Lines of data
* Begin *
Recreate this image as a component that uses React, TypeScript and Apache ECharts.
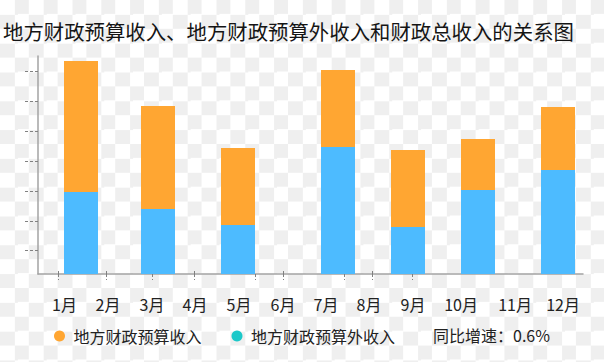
import React, { useEffect, useRef } from "react";
import * as echarts from "echarts";

const titleText = "地方财政预算收入、地方财政预算外收入和财政总收入的关系图";
const seriesBudget = "地方财政预算收入";
const seriesExtra = "地方财政预算外收入";
const growthLabel = "同比增速：0.6%";

// bar positions along the horizontal value axis
const barPositions = [4.3, 12.0, 20.0, 30.0, 37.0, 44.0, 52.0];
// lower (blue) part: 预算外收入
const extraValues = [8.2, 6.5, 4.9, 12.7, 4.7, 8.4, 10.4];
// top of each bar: 预算收入 + 预算外收入 (total)
const totalValues = [21.3, 16.8, 12.6, 20.4, 12.4, 13.5, 16.7];

// month labels and their positions along the horizontal axis
const monthLabels = ["1月", "2月", "3月", "4月", "5月", "6月", "7月", "8月", "9月", "10月", "11月", "12月"];
const monthPositions = [2.65, 7.0, 11.4, 15.7, 20.1, 24.5, 28.8, 33.1, 37.5, 42.3, 47.7, 52.5];

// tick marks
const xTicksOutside = [2.0, 6.8, 11.4, 15.6, 21.7, 24.5, 30.6, 33.4, 37.4];
const xTicksCrossing = [2.0, 6.8, 15.6, 24.5, 33.4];
const yTicks = [2.4, 5.3, 8.3, 11.3, 14.3, 17.3, 20.3];

const X_MAX = 54.5;
const Y_MAX = 21.8;

const ORANGE = "#ffa632";
const BLUE = "#4dbbff";
const TEAL = "#1cc8c9";
const AXIS = "#a3a3a3";
const TICK = "#808080";
const FONT = "'Noto Sans CJK SC', 'Noto Sans', sans-serif";

export default function App() {
  const ref = useRef<HTMLDivElement>(null);

  useEffect(() => {
    if (!ref.current) return;
    const chart = echarts.init(ref.current, undefined, { renderer: "svg" });
    const tickLine = { color: TICK, width: 1, type: [3, 2] as any };
    chart.setOption({
      animation: false,
      backgroundColor: "transparent",
      textStyle: { fontFamily: FONT },
      title: {
        text: titleText,
        left: 3,
        top: 21,
        padding: 0,
        textStyle: { fontSize: 20.4, fontWeight: "normal", color: "#151515", fontFamily: FONT },
      },
      legend: {
        left: 54,
        top: 328,
        padding: 0,
        icon: "circle",
        itemWidth: 14,
        itemHeight: 11,
        itemGap: 30,
        selectedMode: false,
        textStyle: { fontSize: 16, color: "#222", fontFamily: FONT, padding: [0, 0, 0, 2] },
        data: [
          { name: seriesBudget, itemStyle: { color: ORANGE } },
          { name: seriesExtra, itemStyle: { color: TEAL } },
        ],
      },
      graphic: [
        {
          type: "text",
          left: 433,
          top: 327,
          style: { text: growthLabel, fontSize: 16, fill: "#222", fontFamily: FONT },
        },
      ],
      grid: { left: 38, right: 21, top: 56, bottom: 88, containLabel: false },
      xAxis: [
        {
          type: "value",
          min: 0,
          max: X_MAX,
          position: "bottom",
          axisLine: { show: true, onZero: false, lineStyle: { color: AXIS, width: 1.5 } },
          splitLine: { show: false },
          axisTick: { show: true, customValues: xTicksOutside, length: 6, lineStyle: tickLine },
          axisLabel: {
            show: true,
            customValues: monthPositions,
            formatter: (v: number) => {
              const i = monthPositions.findIndex((p) => Math.abs(p - v) < 1e-6);
              return i >= 0 ? monthLabels[i] : "";
            },
            margin: 22,
            fontSize: 16,
            color: "#222",
            fontFamily: FONT,
          },
        },
        {
          type: "value",
          min: 0,
          max: X_MAX,
          position: "bottom",
          axisLine: { show: false, onZero: false },
          splitLine: { show: false },
          axisTick: { show: true, inside: true, customValues: xTicksCrossing, length: 5, lineStyle: tickLine },
          axisLabel: { show: false },
        },
      ],
      yAxis: {
        type: "value",
        min: 0,
        max: Y_MAX,
        axisLine: { show: true, onZero: false, lineStyle: { color: AXIS, width: 1.5 } },
        splitLine: { show: false },
        axisTick: { show: true, customValues: yTicks, length: 14, lineStyle: tickLine },
        axisLabel: { show: false },
      },
      series: [
        {
          name: seriesBudget,
          type: "bar",
          xAxisIndex: 0,
          barWidth: 34,
          barGap: "-100%",
          itemStyle: { color: ORANGE },
          z: 2,
          data: barPositions.map((x, i) => [x, totalValues[i]]),
        },
        {
          name: seriesExtra,
          type: "bar",
          xAxisIndex: 0,
          barWidth: 34,
          barGap: "-100%",
          itemStyle: { color: BLUE },
          z: 3,
          data: barPositions.map((x, i) => [x, extraValues[i]]),
        },
      ],
    });
    return () => chart.dispose();
  }, []);

  const sq = 14.4;
  return (
    <div
      style={{
        position: "fixed",
        left: 0,
        top: 0,
        width: 604,
        height: 362,
        backgroundColor: "#ffffff",
        backgroundImage: "conic-gradient(#efefef 25%, #ffffff 0 50%, #efefef 0 75%, #ffffff 0)",
        backgroundSize: `${sq * 2}px ${sq * 2}px`,
      }}
    >
      <div ref={ref} style={{ width: 604, height: 362 }} />
    </div>
  );
}
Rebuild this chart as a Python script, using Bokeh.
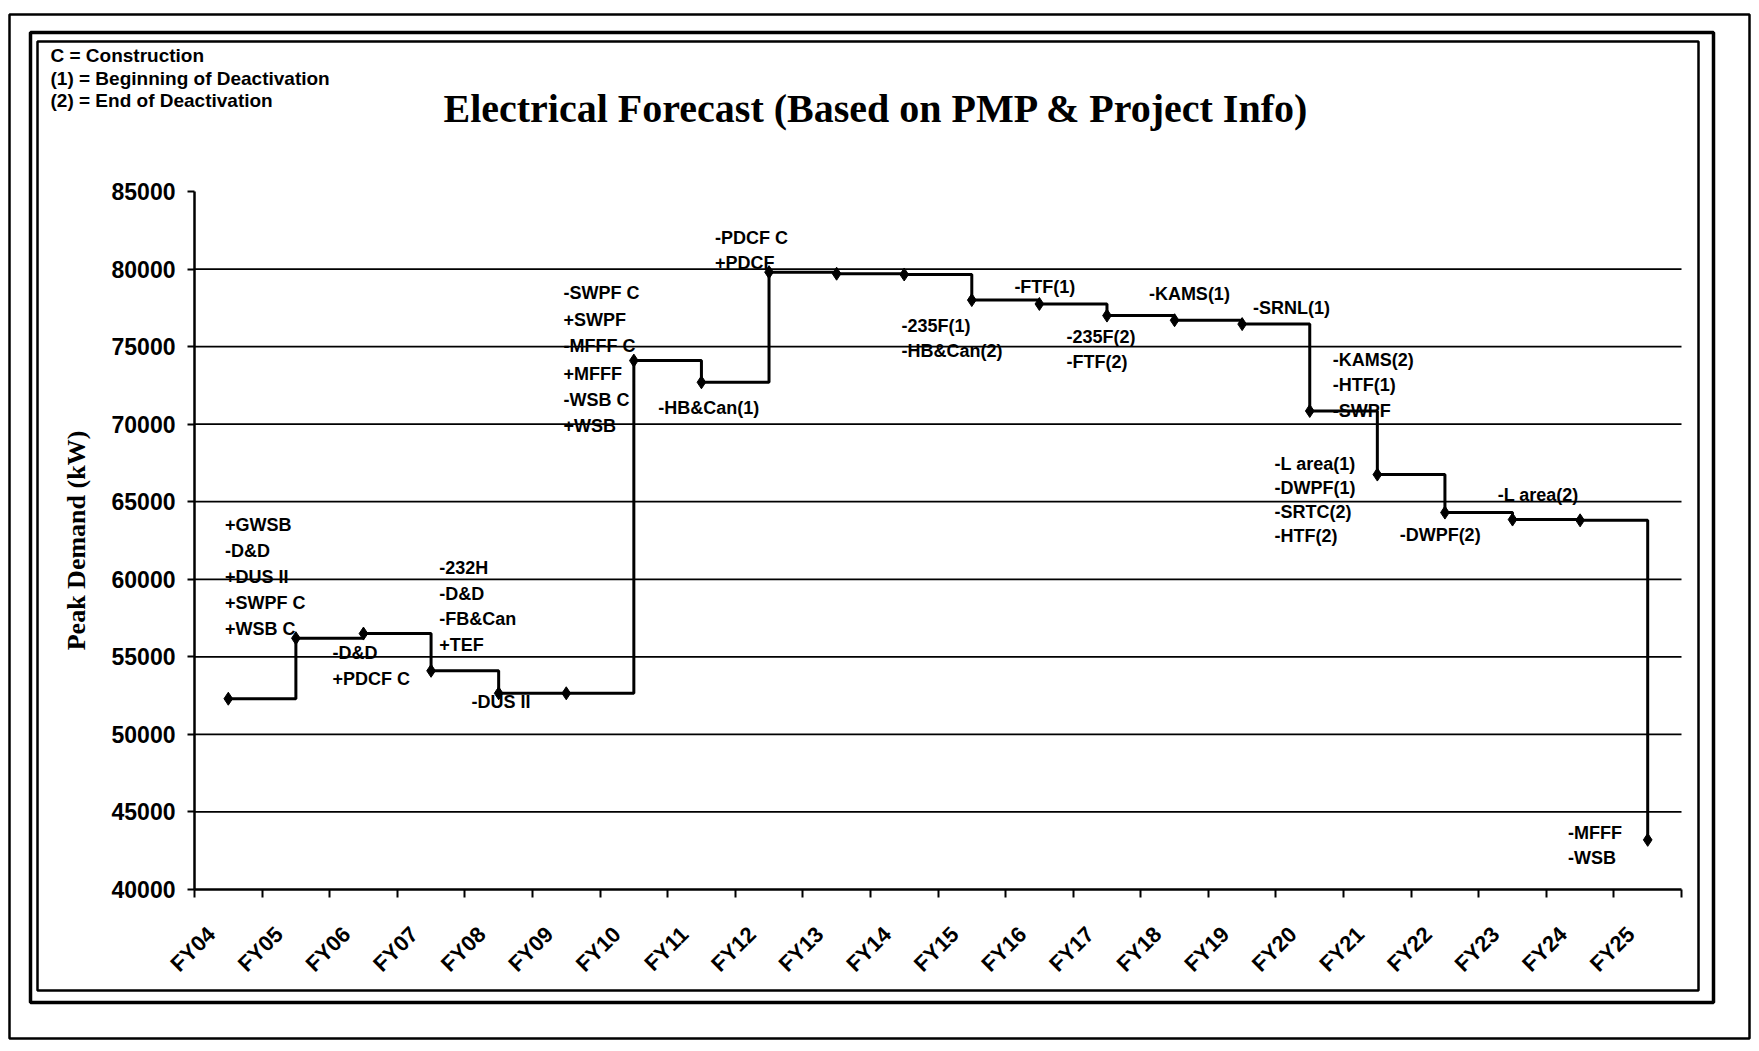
import math
from bokeh.plotting import figure
from bokeh.models import Range1d, FixedTicker, Label, BoxAnnotation, ColumnDataSource
from bokeh.core.properties import value
from bokeh.embed import file_html
from bokeh.resources import INLINE

# ---------------- data ----------------
years = ["FY04", "FY05", "FY06", "FY07", "FY08", "FY09", "FY10", "FY11", "FY12", "FY13", "FY14",
         "FY15", "FY16", "FY17", "FY18", "FY19", "FY20", "FY21", "FY22", "FY23", "FY24", "FY25"]
peak_demand_kw = [52300, 56200, 56500, 54100, 52650, 52650, 74100, 72700, 79800, 79700, 79650,
                  78000, 77750, 77000, 76700, 76450, 70850, 66750, 64300, 63850, 63800, 43200]
y_ticks = [40000, 45000, 50000, 55000, 60000, 65000, 70000, 75000, 80000, 85000]
grid_values = [45000, 50000, 55000, 60000, 65000, 70000, 75000, 80000]

note_text = ["+GWSB", "-D&D", "+DUS II", "+SWPF C", "+WSB C",
             "-D&D", "+PDCF C",
             "-232H", "-D&D", "-FB&Can", "+TEF",
             "-DUS II",
             "-SWPF C", "+SWPF", "-MFFF C", "+MFFF", "-WSB C", "+WSB",
             "-HB&Can(1)",
             "-PDCF C", "+PDCF",
             "-235F(1)", "-HB&Can(2)",
             "-FTF(1)",
             "-235F(2)", "-FTF(2)",
             "-KAMS(1)",
             "-SRNL(1)",
             "-KAMS(2)", "-HTF(1)", "-SWPF",
             "-L area(1)", "-DWPF(1)", "-SRTC(2)", "-HTF(2)",
             "-DWPF(2)",
             "-L area(2)",
             "-MFFF", "-WSB"]
note_x = [0.45, 0.45, 0.45, 0.45, 0.45,
          2.04, 2.04,
          3.62, 3.62, 3.62, 3.62,
          4.10,
          5.46, 5.46, 5.46, 5.46, 5.46, 5.46,
          6.86,
          7.70, 7.70,
          10.46, 10.46,
          12.13,
          12.90, 12.90,
          14.12,
          15.66,
          16.84, 16.84, 16.84,
          15.98, 15.98, 15.98, 15.98,
          17.83,
          19.28,
          20.32, 20.32]
note_y = [63480, 61820, 60150, 58480, 56820,
          55240, 53570,
          60750, 59080, 57410, 55740,
          52100,
          78430, 76690, 75030, 73220, 71560, 69890,
          71040,
          81980, 80390,
          76320, 74710,
          78850,
          75600, 73980,
          78390,
          77470,
          74140, 72500, 70850,
          67450, 65900, 64350, 62800,
          62830,
          65450,
          43620, 42000]

legend_lines = ["C = Construction", "(1) = Beginning of Deactivation", "(2) = End of Deactivation"]
title_text = "Electrical Forecast (Based on PMP & Project Info)"

# ---------------- geometry (page pixels) ----------------
W, H = 1751, 1043
FL, FR, FT, FB = 194, 1681, 191, 889   # where the axes sit
N = len(years)
X0, X1 = 0, N
Y0, Y1 = 40000, 85000
sx = (FR - FL) / (X1 - X0)
sy = (FB - FT) / (Y1 - Y0)


def px_x(px):
    return X0 + (px - FL) / sx


def px_y(py):
    return Y1 - (py - FT) / sy


p = figure(width=W, height=H, output_backend="svg", toolbar_location=None,
           x_range=Range1d(px_x(0), px_x(W)), y_range=Range1d(px_y(H), px_y(0)),
           min_border=0)
p.title.visible = False
p.outline_line_color = None
p.background_fill_color = "white"
p.border_fill_color = "white"
p.xgrid.visible = False
p.ygrid.visible = False

# gridlines only across the data area
p.segment(x0=[X0] * len(grid_values), x1=[X1] * len(grid_values), y0=grid_values, y1=grid_values,
          line_color="black", line_width=1.7)

# x axis: boundary tick marks, labels placed under each category (slanted)
centers = [i + 0.5 for i in range(N)]
label_pos = [c - 0.25 for c in centers]
p.xaxis.fixed_location = Y0
p.xaxis.bounds = (X0, X1)
p.xaxis.ticker = FixedTicker(ticks=label_pos, minor_ticks=list(range(N + 1)))
p.xaxis.major_label_overrides = {c: y for c, y in zip(label_pos, years)}
p.xaxis.major_tick_out = 0
p.xaxis.major_tick_in = 0
p.xaxis.minor_tick_out = 8
p.xaxis.minor_tick_in = 0
p.xaxis.minor_tick_line_color = "black"
p.xaxis.minor_tick_line_width = 2
p.xaxis.axis_line_width = 2.5
p.xaxis.axis_line_color = "black"
p.xaxis.major_label_orientation = math.pi / 4
p.xaxis.major_label_standoff = 33
p.xaxis.major_label_text_font = "Liberation Sans"
p.xaxis.major_label_text_font_style = "bold"
p.xaxis.major_label_text_font_size = "22px"
p.xaxis.major_label_text_color = "black"

# y axis
p.yaxis.fixed_location = X0
p.yaxis.bounds = (Y0, Y1)
p.yaxis.ticker = FixedTicker(ticks=y_ticks)
p.yaxis.major_tick_out = 7
p.yaxis.major_tick_in = 0
p.yaxis.minor_tick_out = 0
p.yaxis.minor_tick_in = 0
p.yaxis.major_tick_line_width = 2
p.yaxis.axis_line_width = 2.5
p.yaxis.axis_line_color = "black"
p.yaxis.major_label_standoff = 12
p.yaxis.major_label_text_font = "Liberation Sans"
p.yaxis.major_label_text_font_style = "bold"
p.yaxis.major_label_text_font_size = "23px"
p.yaxis.major_label_text_color = "black"
p.yaxis.axis_label = "Peak Demand (kW)"
p.yaxis.axis_label_text_font = "Liberation Serif"
p.yaxis.axis_label_text_font_style = "bold"
p.yaxis.axis_label_text_font_size = "26px"
p.yaxis.axis_label_text_color = "black"
p.yaxis.axis_label_standoff = 18

# series
src = ColumnDataSource(dict(x=centers, y=peak_demand_kw))
p.step("x", "y", source=src, mode="after", line_color="black", line_width=3)
p.scatter("x", "y", source=src, marker="diamond", size=13, fill_color="black", line_color="black")

# annotations
nsrc = ColumnDataSource(dict(x=note_x, y=note_y, t=note_text))
p.text("x", "y", text="t", source=nsrc, text_font=value("Liberation Sans"), text_font_style="bold",
       text_font_size="18px", text_baseline="middle", text_align="left", text_color="black")

# title
p.add_layout(Label(x=px_x(876), y=px_y(108), text=title_text, text_align="center",
                   text_baseline="middle", text_font="Liberation Serif", text_font_style="bold",
                   text_font_size="40px", text_color="black"))

# legend text (top-left)
for t, py in zip(legend_lines, [55, 78, 100]):
    p.add_layout(Label(x=px_x(50), y=px_y(py), text=t, text_align="left", text_baseline="middle",
                       text_font="Liberation Sans", text_font_style="bold", text_font_size="19px",
                       text_color="black"))

# page borders
for (l, t, r, b, lw) in [(9, 14, 1749, 1038, 2.5), (30, 32, 1713, 1002, 3.5), (37, 41, 1698, 990, 2.5)]:
    p.add_layout(BoxAnnotation(left=px_x(l), right=px_x(r), top=px_y(t), bottom=px_y(b),
                               fill_color=None, fill_alpha=0, line_color="black", line_alpha=1,
                               line_width=lw))

open("out.html", "w").write(file_html(p, INLINE))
* End *
(Exercise objective) Without the pictures, give again only the lines beginning at the line that contains "Rebuild this chart" and stopping after the line that contains "from bokeh.resources import INLINE", exactly as written.

(Result of the exercise)
Rebuild this chart as a Python script, using Bokeh.
import math
from bokeh.plotting import figure
from bokeh.models import Range1d, FixedTicker, Label, BoxAnnotation, ColumnDataSource
from bokeh.core.properties import value
from bokeh.embed import file_html
from bokeh.resources import INLINE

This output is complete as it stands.